Saturday, December 1, 2012

The Best Buys

By now, you've probably been rendered black and blue by Black Friday and most likely a little sore from Cyber Monday.  And I can understand it.   After all, you've just been bombarded with promotion from all sides with titles like "for a limited time", "just this weekend", and "while supplies last" enticing you to part with your money before it's too late.

The question that we really have to ask is not how much we've saved, but what we've truly gotten for our money.  Because more often that not, we are overpaying.  Not in a monetary sense.  We're overpaying based on what these items are truly worth to us.

Take a smart phone for instance.  The physical device usually costs about $200 bucks minimum.   Then, you have to pay for the monthly data plan.  So for just year one, you've dropped almost a thousand dollars to mostly text your friends, look at pictures on Facebook and Instagram, and oh yeah, occasionally make a phone call.   Before long, the next exciting new phone is released which you have to have, and the process starts all over again.

So before you drop a bundle on what you think gives you back everything that you put in, consider that there are actually several other gifts you can buy or upgrade this holiday season that will hold its value much longer than most.

For instance, furniture.   On the surface, this is one of the most expensive categories you can delve into.  Or is it?  If you want to furnish an entire room with couches, chairs, ottomans, coffee tables, and more, it's possible to drop several thousand dollars before you can blink.  That sounds expensive.  And it is.  That's why furniture retailers are always touting interest free financing for a year.  It softens the blow.  But the truth is that most of your recently bought furniture could easily sit in your living room or den for at least a decade, turning your investment into just $1000 per year or under $100 per month.  Under $100 so you can entertain, showcase a room, watch your big screen tv, have family game night and more.   Let's see a Droid do that.

Another amazing deal that never seems that way at the time is music.  A song on iTunes costs $1.29.  Some of us are pissed because many of these songs used to be just .99 cents.  The nerve of Apple!   But  in reality, we drop a little under the cost of a Metro Card swipe, and we get something we really like....forever.  That's right.  You can use it as many times as you like and it never gets old.  Not only that, but thanks to the Cloud and multiple mobile devices, you can take this song just about anywhere.  How many times do you think you play a typical song over your lifetime?  A few hundred?  A thousand?  If you amortized this and really did the math, Apple would owe you money.

Now that we're headed into the winter, a lot of us will wear a wide selection of coats and jackets.   You need one for the football game, and another for skiing.   An over coat for work, but a casual wool coat for the weekend.  So, when you look in your closet, you realize that you've had many of these items for years.  Many of them may have cost between $500 and $2000, and you cringed at the cash register.  But if you think about how many days you've worn them, it may turn out to be just $1 a day.  You'll have to periodically buy a new one here and there, but don't hesitate.  It's the best deal in your closet.

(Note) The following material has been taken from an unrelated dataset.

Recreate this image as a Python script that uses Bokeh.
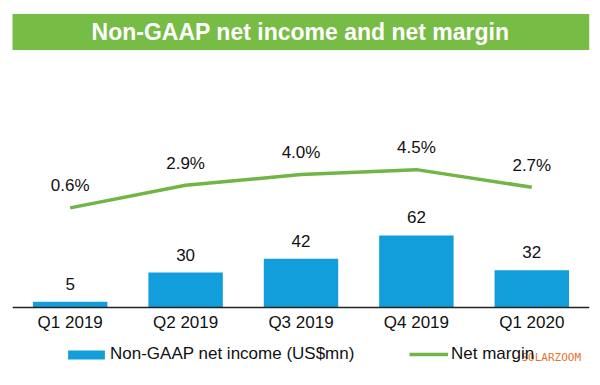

At the start of the new year, several of us will join new health clubs to coincide with a resolution we'll never keep.  Gyms are getting fancier than ever with spa-like locker rooms and lap pools.   After the tour, they break the news that you have to pay a membership fee and then close to $100 per month or $1200 per year.   While at the gym, you'll use treadmills, bikes, and ellipticals.  You may use the pool.  You'll work on nautilus machines and lift free weights.   If you had all this equipment in your house, it would probably be over $15,000.  Some of the machines would eventually break, and you'd be responsible for fixing it.  At the gym, you just move to a different machine.  When you calculate the added health benefit of the exercise, there may be no better deal in the world.

The last very valuable item that consumers consistently bitch about is the cost of their phone/internet/cable package.   Everyone moans about the monthly cost and switches their provider every one or two years to get the best deal.  In the end, they settle around $150 per month or about $2,000 per year.  For this price, you can stay on the phone for an unlimited amount of time with anyone in the country.   You can access the internet with lightning speed which in turn gives you access to Facebook, iTunes, You Tube, Google, Yahoo, and Netflix.   When you have HBO and Showtime, you  can watch high quality shows without commercials and on multiple devices.  With the right set up, you can even view the internet on your television, or make a phone call on the internet.   In terms of data communication and entertainment, there really isn't anything you can't do.  So is $2000 per year really a bad deal to have your entire life On Demand?